SANAA, Yemen (AP) — A senior Yemeni rebel commander was killed Thursday, the Shiite rebels announced as fierce battles with government forces intensified along the front lines in the country's central provinces.
The slain rebels' special forces commander, Mohamed Abdel Karim al-Hamran, enjoyed close ties to the top Houthi leader, Abdul Malek al-Houthi. He was the most high-ranking commander killed this year, part of an elite brigade trained by militants from the Lebanese group Hezbollah.
Al-Hamran died in clashes between the central provinces of Marib and Bayda, which have been the epicenter of recent fighting, said Yemeni security officials, speaking on condition of anonymity under regulations.
Warplanes with the Saudi-led coalition supporting the Yemeni government forces bombed Houthi targets across the provinces, setting five military convoys ablaze. Dozens were killed and wounded on both sides, the officials added. At least 16 fighters were killed in Bayda, mostly among the Houthis.
The rebel military spokesman, Yehia Sarea, accused their adversaries of launching 11 ground assaults across the front lines in Marib and Bayda and unleashing 110 airstrikes, including on the rebel-held capital of Sanaa.
Yemen’s conflict, now grinding into its sixth year, shows no signs of abating despite the grave threat posed by the coronavirus pandemic and the unilateral cease-fire announced by Saudi Arabia last month.
Separately, a recent declaration of self-rule by Yemen's southern separatists, who had been nominal allies with government forces in the fight against the Houthis, has thrown fuel on the increasingly divisive conflict, which has killed over 100,000 people and generated the world’s worst humanitarian crisis.
In the southern Abyan province, an explosion hit a military checkpoint late Thursday, killing three soldiers and wounding four others. Security officials said they were investigating the cause of the blast, which likely stemmed either from an IED or car bomb attack. The governorate is a flashpoint for clashes between Saudi-backed government forces and the separatist group, supported by the United Arab Emirates.

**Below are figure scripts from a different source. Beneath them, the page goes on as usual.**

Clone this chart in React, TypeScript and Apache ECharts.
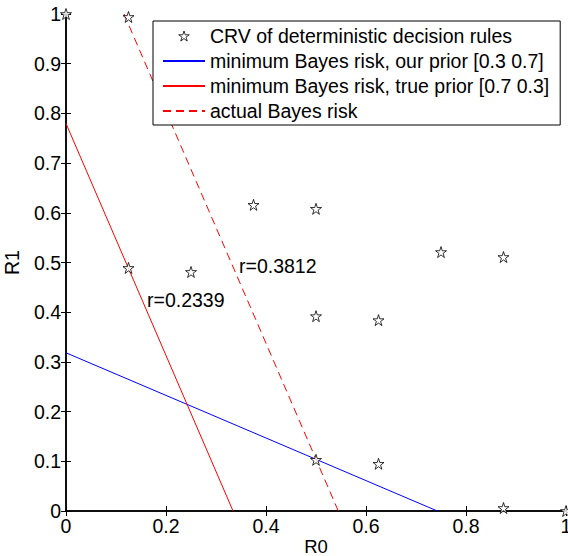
import React, { useEffect, useRef } from "react";
import * as echarts from "echarts";

// Conditional risk vectors (CRV) of deterministic decision rules
const crvR0 = [0, 0.125, 0.125, 0.25, 0.375, 0.5, 0.5, 0.625, 0.75, 0.875, 0.5, 0.625, 0.875, 1];
const crvR1 = [1, 0.994, 0.489, 0.481, 0.616, 0.608, 0.392, 0.384, 0.521, 0.511, 0.103, 0.095, 0.006, 0];

// Line endpoints
const ourPriorR0 = [0, 0.7427];
const ourPriorR1 = [0.3183, 0];
const truePriorR0 = [0, 0.3341];
const truePriorR1 = [0.7797, 0];
const actualRiskR0 = [0.116, 0.5446];
const actualRiskR1 = [1, 0];

// Text annotations
const noteTexts = ["r=0.2339", "r=0.3812"];
const noteR0 = [0.162, 0.346];
const noteR1 = [0.4245, 0.492];

const legendNames = [
  "CRV of deterministic decision rules",
  "minimum Bayes risk, our prior [0.3 0.7]",
  "minimum Bayes risk, true prior [0.7 0.3]",
  "actual Bayes risk",
];

const xTicks = { min: 0, max: 1, interval: 0.2 };
const yTicks = { min: 0, max: 1, interval: 0.1 };

const starPath =
  "path://M50,0 L61.2,34.5 L97.6,34.5 L68.2,55.9 L79.4,90.5 L50,69.1 L20.6,90.5 L31.8,55.9 L2.4,34.5 L38.8,34.5 Z";

const FONT = "'Liberation Sans', Arial, Helvetica, sans-serif";
const FS = 19.5;

const zip = (a: number[], b: number[]) => a.map((v, i) => [v, b[i]]);
const fmt = (v: number) => String(Math.round(v * 10) / 10);

export default function App() {
  const ref = useRef<HTMLDivElement>(null);
  useEffect(() => {
    document.body.style.margin = "0";
    if (!ref.current) return;
    const chart = echarts.init(ref.current, undefined, { renderer: "svg" });
    const axisLine = { show: true, lineStyle: { color: "#000", width: 1.5 } };
    const tick = { show: true, inside: true, length: 5, lineStyle: { color: "#000", width: 1 } };
    const starStyle = { color: "#fff", borderColor: "#000", borderWidth: 1 };
    const hiddenSymbol = { opacity: 0 };
    chart.setOption({
      animation: false,
      backgroundColor: "#fff",
      textStyle: { fontFamily: FONT },
      grid: {
        left: 66,
        right: 2,
        top: 14,
        bottom: 45,
        containLabel: false,
        outerBoundsMode: "none",
      },
      legend: {
        data: [
          { name: legendNames[0], itemStyle: starStyle },
          { name: legendNames[1], itemStyle: hiddenSymbol },
          { name: legendNames[2], itemStyle: hiddenSymbol },
          { name: legendNames[3], itemStyle: hiddenSymbol },
        ],
        orient: "vertical",
        left: 153,
        top: 21,
        padding: [5, 11, 4, 9],
        itemWidth: 42,
        itemHeight: 10,
        itemGap: 5,
        backgroundColor: "#fff",
        borderColor: "#000",
        borderWidth: 1,
        borderRadius: 0,
        textStyle: { fontFamily: FONT, fontSize: FS, color: "#000", lineHeight: 19 },
      },
      xAxis: [
        {
          type: "value",
          ...xTicks,
          position: "bottom",
          name: "R0",
          nameLocation: "middle",
          nameGap: 27,
          nameMoveOverlap: false,
          nameTextStyle: { fontFamily: FONT, fontSize: 18.5, color: "#000", lineHeight: 16 },
          axisLine,
          axisTick: tick,
          axisLabel: { fontFamily: FONT, fontSize: FS, color: "#000", margin: 5, formatter: fmt },
          splitLine: { show: false },
        },
        {
          type: "value",
          ...xTicks,
          position: "top",
          axisLine,
          axisTick: tick,
          axisLabel: { show: false },
          splitLine: { show: false },
        },
      ],
      yAxis: [
        {
          type: "value",
          ...yTicks,
          position: "left",
          name: "R1",
          nameLocation: "middle",
          nameGap: 44,
          nameMoveOverlap: false,
          nameTextStyle: { fontFamily: FONT, fontSize: FS, color: "#000" },
          axisLine,
          axisTick: tick,
          axisLabel: { fontFamily: FONT, fontSize: FS, color: "#000", margin: 5, formatter: fmt },
          splitLine: { show: false },
        },
        {
          type: "value",
          ...yTicks,
          position: "right",
          axisLine,
          axisTick: tick,
          axisLabel: { show: false },
          splitLine: { show: false },
        },
      ],
      series: [
        {
          name: legendNames[1],
          type: "line",
          data: zip(ourPriorR0, ourPriorR1),
          symbol: "none",
          lineStyle: { color: "#0000ff", width: 1 },
          itemStyle: { color: "#0000ff" },
          z: 2,
        },
        {
          name: legendNames[2],
          type: "line",
          data: zip(truePriorR0, truePriorR1),
          symbol: "none",
          lineStyle: { color: "#ff0000", width: 1 },
          itemStyle: { color: "#ff0000" },
          z: 2,
        },
        {
          name: legendNames[3],
          type: "line",
          data: zip(actualRiskR0, actualRiskR1),
          symbol: "none",
          lineStyle: { color: "#ff0000", width: 1, type: [8, 5] },
          itemStyle: { color: "#ff0000" },
          z: 2,
        },
        {
          name: legendNames[0],
          type: "scatter",
          data: zip(crvR0, crvR1),
          symbol: starPath,
          symbolSize: 11,
          clip: false,
          itemStyle: starStyle,
          z: 3,
        },
      ],
    });
    const notes = zip(noteR0, noteR1).map((p, i) => {
      const px = chart.convertToPixel({ gridIndex: 0 }, p) as number[];
      return {
        type: "text",
        x: px[0],
        y: px[1],
        z: 10,
        silent: true,
        style: {
          text: noteTexts[i],
          fill: "#000",
          fontFamily: FONT,
          fontSize: FS,
          align: "left",
          verticalAlign: "middle",
        },
      };
    });
    chart.setOption({ graphic: notes });
    return () => chart.dispose();
  }, []);
  return <div ref={ref} style={{ width: 568, height: 556 }} />;
}
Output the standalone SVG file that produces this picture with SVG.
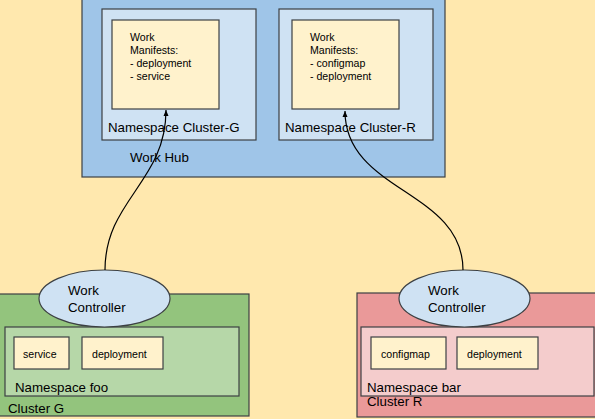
<svg xmlns="http://www.w3.org/2000/svg" width="595" height="419" viewBox="0 0 595 419">
<defs>
<style>
text{font-family:"Liberation Sans",Arial,sans-serif;fill:#000}
.lbl{font-size:13.3px}
.sm{font-size:10.6px}
.box{stroke:#3c4043;stroke-width:1.2}
.conn{fill:none;stroke:#000;stroke-width:1.2}
</style>
<marker id="arr" markerWidth="8" markerHeight="8" refX="6" refY="3" orient="auto" markerUnits="userSpaceOnUse">
<path d="M0,0.5 L6,3 L0,5.5 Z" fill="#000"/>
</marker>
</defs>
<rect x="0" y="0" width="595" height="419" fill="#ffe8ae"/>
<g id="work-hub">
<rect class="box" x="82" y="-5" width="363" height="182" fill="#9fc5e8"/>
<text class="lbl" x="130" y="162">Work Hub</text>
</g>
<g id="ns-cluster-g">
<rect class="box" x="102" y="9" width="154" height="131" fill="#cfe2f3"/>
<text class="lbl" x="108" y="131.5">Namespace Cluster-G</text>
</g>
<g id="manifest-g">
<rect class="box" x="112" y="20" width="107" height="89" fill="#fff2cc"/>
<text class="sm" x="130" y="40.5">Work</text>
<text class="sm" x="130" y="53.8">Manifests:</text>
<text class="sm" x="130" y="67.1">- deployment</text>
<text class="sm" x="130" y="80.4">- service</text>
</g>
<g id="ns-cluster-r">
<rect class="box" x="279" y="9" width="154" height="131" fill="#cfe2f3"/>
<text class="lbl" x="285" y="131.5">Namespace Cluster-R</text>
</g>
<g id="manifest-r">
<rect class="box" x="292" y="20" width="107" height="89" fill="#fff2cc"/>
<text class="sm" x="310" y="40.5">Work</text>
<text class="sm" x="310" y="53.8">Manifests:</text>
<text class="sm" x="310" y="67.1">- configmap</text>
<text class="sm" x="310" y="80.4">- deployment</text>
</g>
<g id="cluster-g">
<rect class="box" x="-1" y="294" width="250" height="122" fill="#93c47d"/>
<text class="lbl" x="8" y="413">Cluster G</text>
</g>
<g id="ns-foo">
<rect class="box" x="5" y="327" width="234" height="69" fill="#b6d7a8"/>
<text class="lbl" x="15" y="392">Namespace foo</text>
</g>
<g id="res-service">
<rect class="box" x="14" y="337" width="55" height="32" fill="#fff2cc"/>
<text class="sm" x="23" y="357.5">service</text>
</g>
<g id="res-deployment-g">
<rect class="box" x="82" y="337" width="81" height="32" fill="#fff2cc"/>
<text class="sm" x="92" y="357.5">deployment</text>
</g>
<g id="cluster-r">
<rect class="box" x="357" y="293" width="240" height="124" fill="#ea9999"/>
<text class="lbl" x="367" y="406">Cluster R</text>
</g>
<g id="ns-bar">
<rect class="box" x="361" y="327" width="233" height="69" fill="#f4cccc"/>
<text class="lbl" x="367" y="392">Namespace bar</text>
</g>
<g id="res-configmap">
<rect class="box" x="371" y="337" width="75" height="32" fill="#fff2cc"/>
<text class="sm" x="381" y="357.5">configmap</text>
</g>
<g id="res-deployment-r">
<rect class="box" x="457" y="337" width="81" height="32" fill="#fff2cc"/>
<text class="sm" x="467" y="357.5">deployment</text>
</g>
<g id="controller-g">
<ellipse class="box" cx="104.5" cy="298.5" rx="65.5" ry="28.5" fill="#cfe2f3"/>
<text class="lbl" x="68" y="295">Work</text>
<text class="lbl" x="68" y="311.5">Controller</text>
</g>
<g id="controller-r">
<ellipse class="box" cx="464.5" cy="298.5" rx="65.5" ry="28.5" fill="#cfe2f3"/>
<text class="lbl" x="428" y="295">Work</text>
<text class="lbl" x="428" y="311.5">Controller</text>
</g>
<g id="connectors">
<path class="conn" d="M105,270 C105,200 166,182 166,110" marker-end="url(#arr)"/>
<path class="conn" d="M463,270 C463,190 345,192 345,111" marker-end="url(#arr)"/>
</g>
</svg>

Meanwhile, aid workers warn of devastation as Yemen’s coronavirus case count rises. Although testing is extremely limited, the country's internationally recognized government has detected 25 infections, including five deaths, across multiple provinces — a sign that community transmission has taken off. The Houthis have reported just one fatality caused by COVID-19 in their territories, prompting speculation about the scale of the outbreak.
The Trump administration this week announced $225 million in emergency aid to the World Food Program, which was forced to scale back its work in northern Yemen after donors cut funding because of long-standing Houthi obstruction. It said the boost would allow the WFP to reach some 8 million hungry people throughout the country. More than 22 million people are in need of humanitarian aid in Yemen, according to the U.N., and hundreds of thousands of children suffer from malnutrition.